THE EXERCISE: Reproduce all of the data below without alteration; exclude every picture.

— START OF COLLECTED DATA —

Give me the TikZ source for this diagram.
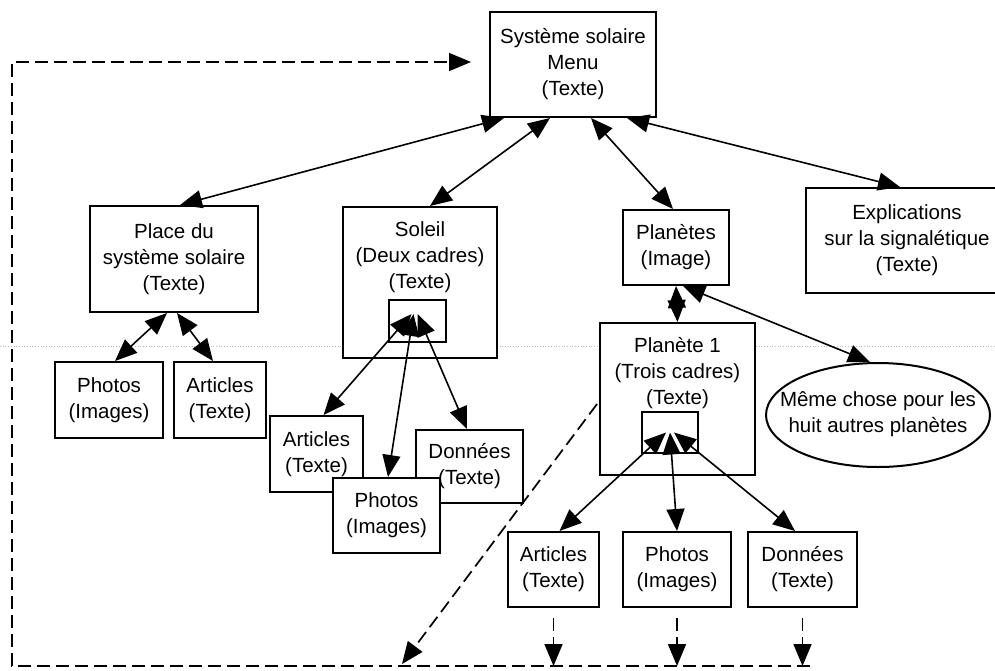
\documentclass[tikz,border=0pt]{standalone}
\usepackage{fontspec}
\setmainfont{Liberation Sans}
\usetikzlibrary{arrows.meta,shapes.geometric}
\begin{document}
\begin{tikzpicture}[x=1pt,y=-1pt,
  >={Stealth[length=22pt,width=18pt,inset=0pt]},
  every node/.style={font=\fontsize{20.5}{26}\selectfont},
  box/.style={draw, line width=2pt, fill=white, inner sep=0pt, align=center},
  txt/.style={inner sep=0pt, align=center},
  link/.style={line width=1.6pt, <->},
  fb/.style={line width=1.7pt, dash pattern=on 13pt off 6pt, ->}]
\useasboundingbox (0,0) rectangle (995,670);
\draw[gray!55, dotted, line width=0.7pt] (0,346) -- (995,346);

\node[box, minimum width=166pt, minimum height=105pt] (menu) at (573,64.5) {Système solaire\\Menu\\(Texte)};
\node[box, minimum width=168pt, minimum height=106pt] (place) at (174,259) {Place du\\système solaire\\(Texte)};
\node[box, minimum width=154pt, minimum height=151pt] (soleil) at (420,282.5) {};
\node[txt] (soleiltxt) at (420,257.5) {Soleil\\(Deux cadres)\\(Texte)};
\node[box, minimum width=57pt, minimum height=42pt] (sinner) at (417.5,321) {};
\node[box, minimum width=106pt, minimum height=75pt] (planetes) at (676,247.5) {Planètes\\(Image)};
\node[box, minimum width=202pt, minimum height=105pt] (expl) at (907,240.5) {Explications\\sur la signalétique\\(Texte)};
\node[box, minimum width=155pt, minimum height=152pt] (planete1) at (677.5,399) {};
\node[txt] (planete1txt) at (677.5,373) {Planète 1\\(Trois cadres)\\(Texte)};
\node[box, minimum width=56pt, minimum height=41pt] (pinner) at (670,432.5) {};
\node[draw, ellipse, line width=2pt, minimum width=224pt, minimum height=104pt, inner sep=0pt] (autres) at (878,415) {};
\node[txt] (autrestxt) at (878,414.5) {Même chose pour les\\huit autres planètes};
\node[box, minimum width=108pt, minimum height=76pt] (photosL) at (109,400) {Photos\\(Images)};
\node[box, minimum width=92pt, minimum height=76pt] (articlesL) at (220,400) {Articles\\(Texte)};
\node[box, minimum width=93pt, minimum height=76pt] (articlesS) at (316.5,454) {Articles\\(Texte)};
\node[box, minimum width=107pt, minimum height=73pt] (donneesS) at (469.5,466.5) {Données\\(Texte)};
\node[box, minimum width=107pt, minimum height=75pt] (photosS) at (386.5,515.5) {Photos\\(Images)};
\node[box, minimum width=91pt, minimum height=75pt] (articlesP) at (553.5,569.5) {Articles\\(Texte)};
\node[box, minimum width=108pt, minimum height=75pt] (photosP) at (677,569.5) {Photos\\(Images)};
\node[box, minimum width=109pt, minimum height=75pt] (donneesP) at (802.5,569.5) {Données\\(Texte)};

\draw[link] ([xshift=15pt]menu.south west) -- ([xshift=6pt]place.north);
\draw[link] ([xshift=-23pt]menu.south) -- ([xshift=10pt]soleil.north);
\draw[link] ([xshift=18pt]menu.south) -- ([xshift=-3pt]planetes.north);
\draw[link] ([xshift=54pt]menu.south) -- ([xshift=-7pt]expl.north);
\draw[link] (planetes.south) -- (planete1.north);
\draw[link] ([xshift=7pt]planetes.south) -- ([xshift=-8pt]autres.north);
\draw[link] ([xshift=-7pt]place.south) -- ([xshift=6pt]photosL.north);
\draw[link] ([xshift=3pt]place.south) -- ([xshift=-7pt]articlesL.north);
\draw[link] ([xshift=-6pt,yshift=7pt]sinner.center) -- ([xshift=7pt]articlesS.north);
\draw[link] ([xshift=-4pt,yshift=7pt]sinner.center) -- ([xshift=1.5pt]photosS.north);
\draw[link] ([xshift=0pt,yshift=7pt]sinner.center) -- ([xshift=-2.5pt]donneesS.north);
\draw[link] ([xshift=-4pt]pinner.center) -- ([xshift=6pt]articlesP.north);
\draw[link] (pinner.center) -- (photosP.north);
\draw[link] ([xshift=4pt]pinner.center) -- ([xshift=-7.5pt]donneesP.north);

\coordinate (br) at (810,666);
\coordinate (bl) at (12,666);
\coordinate (tl) at (12,62);
\coordinate (d1) at (402,664);
\draw[fb, shorten >=18pt] (br) -- (bl) -- (tl) -- (menu.west |- tl);
\draw[fb] ([xshift=-2pt,yshift=-5pt]planete1.west) -- (d1);
\draw[fb] ([yshift=-10pt]articlesP.south) -- (articlesP.south |- br);
\draw[fb] ([yshift=-10pt]photosP.south) -- (photosP.south |- br);
\draw[fb] ([yshift=-10pt]donneesP.south) -- (donneesP.south |- br);
\end{tikzpicture}
\end{document}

— END OF COLLECTED DATA —

THE RESPONSE:
Give me the TikZ source for this diagram.
\documentclass[tikz,border=0pt]{standalone}
\usepackage{fontspec}
\setmainfont{Liberation Sans}
\usetikzlibrary{arrows.meta,shapes.geometric}
\begin{document}
\begin{tikzpicture}[x=1pt,y=-1pt,
  >={Stealth[length=22pt,width=18pt,inset=0pt]},
  every node/.style={font=\fontsize{20.5}{26}\selectfont},
  box/.style={draw, line width=2pt, fill=white, inner sep=0pt, align=center},
  txt/.style={inner sep=0pt, align=center},
  link/.style={line width=1.6pt, <->},
  fb/.style={line width=1.7pt, dash pattern=on 13pt off 6pt, ->}]
\useasboundingbox (0,0) rectangle (995,670);
\draw[gray!55, dotted, line width=0.7pt] (0,346) -- (995,346);

\node[box, minimum width=166pt, minimum height=105pt] (menu) at (573,64.5) {Système solaire\\Menu\\(Texte)};
\node[box, minimum width=168pt, minimum height=106pt] (place) at (174,259) {Place du\\système solaire\\(Texte)};
\node[box, minimum width=154pt, minimum height=151pt] (soleil) at (420,282.5) {};
\node[txt] (soleiltxt) at (420,257.5) {Soleil\\(Deux cadres)\\(Texte)};
\node[box, minimum width=57pt, minimum height=42pt] (sinner) at (417.5,321) {};
\node[box, minimum width=106pt, minimum height=75pt] (planetes) at (676,247.5) {Planètes\\(Image)};
\node[box, minimum width=202pt, minimum height=105pt] (expl) at (907,240.5) {Explications\\sur la signalétique\\(Texte)};
\node[box, minimum width=155pt, minimum height=152pt] (planete1) at (677.5,399) {};
\node[txt] (planete1txt) at (677.5,373) {Planète 1\\(Trois cadres)\\(Texte)};
\node[box, minimum width=56pt, minimum height=41pt] (pinner) at (670,432.5) {};
\node[draw, ellipse, line width=2pt, minimum width=224pt, minimum height=104pt, inner sep=0pt] (autres) at (878,415) {};
\node[txt] (autrestxt) at (878,414.5) {Même chose pour les\\huit autres planètes};
\node[box, minimum width=108pt, minimum height=76pt] (photosL) at (109,400) {Photos\\(Images)};
\node[box, minimum width=92pt, minimum height=76pt] (articlesL) at (220,400) {Articles\\(Texte)};
\node[box, minimum width=93pt, minimum height=76pt] (articlesS) at (316.5,454) {Articles\\(Texte)};
\node[box, minimum width=107pt, minimum height=73pt] (donneesS) at (469.5,466.5) {Données\\(Texte)};
\node[box, minimum width=107pt, minimum height=75pt] (photosS) at (386.5,515.5) {Photos\\(Images)};
\node[box, minimum width=91pt, minimum height=75pt] (articlesP) at (553.5,569.5) {Articles\\(Texte)};
\node[box, minimum width=108pt, minimum height=75pt] (photosP) at (677,569.5) {Photos\\(Images)};
\node[box, minimum width=109pt, minimum height=75pt] (donneesP) at (802.5,569.5) {Données\\(Texte)};

\draw[link] ([xshift=15pt]menu.south west) -- ([xshift=6pt]place.north);
\draw[link] ([xshift=-23pt]menu.south) -- ([xshift=10pt]soleil.north);
\draw[link] ([xshift=18pt]menu.south) -- ([xshift=-3pt]planetes.north);
\draw[link] ([xshift=54pt]menu.south) -- ([xshift=-7pt]expl.north);
\draw[link] (planetes.south) -- (planete1.north);
\draw[link] ([xshift=7pt]planetes.south) -- ([xshift=-8pt]autres.north);
\draw[link] ([xshift=-7pt]place.south) -- ([xshift=6pt]photosL.north);
\draw[link] ([xshift=3pt]place.south) -- ([xshift=-7pt]articlesL.north);
\draw[link] ([xshift=-6pt,yshift=7pt]sinner.center) -- ([xshift=7pt]articlesS.north);
\draw[link] ([xshift=-4pt,yshift=7pt]sinner.center) -- ([xshift=1.5pt]photosS.north);
\draw[link] ([xshift=0pt,yshift=7pt]sinner.center) -- ([xshift=-2.5pt]donneesS.north);
\draw[link] ([xshift=-4pt]pinner.center) -- ([xshift=6pt]articlesP.north);
\draw[link] (pinner.center) -- (photosP.north);
\draw[link] ([xshift=4pt]pinner.center) -- ([xshift=-7.5pt]donneesP.north);

\coordinate (br) at (810,666);
\coordinate (bl) at (12,666);
\coordinate (tl) at (12,62);
\coordinate (d1) at (402,664);
\draw[fb, shorten >=18pt] (br) -- (bl) -- (tl) -- (menu.west |- tl);
\draw[fb] ([xshift=-2pt,yshift=-5pt]planete1.west) -- (d1);
\draw[fb] ([yshift=-10pt]articlesP.south) -- (articlesP.south |- br);
\draw[fb] ([yshift=-10pt]photosP.south) -- (photosP.south |- br);
\draw[fb] ([yshift=-10pt]donneesP.south) -- (donneesP.south |- br);
\end{tikzpicture}
\end{document}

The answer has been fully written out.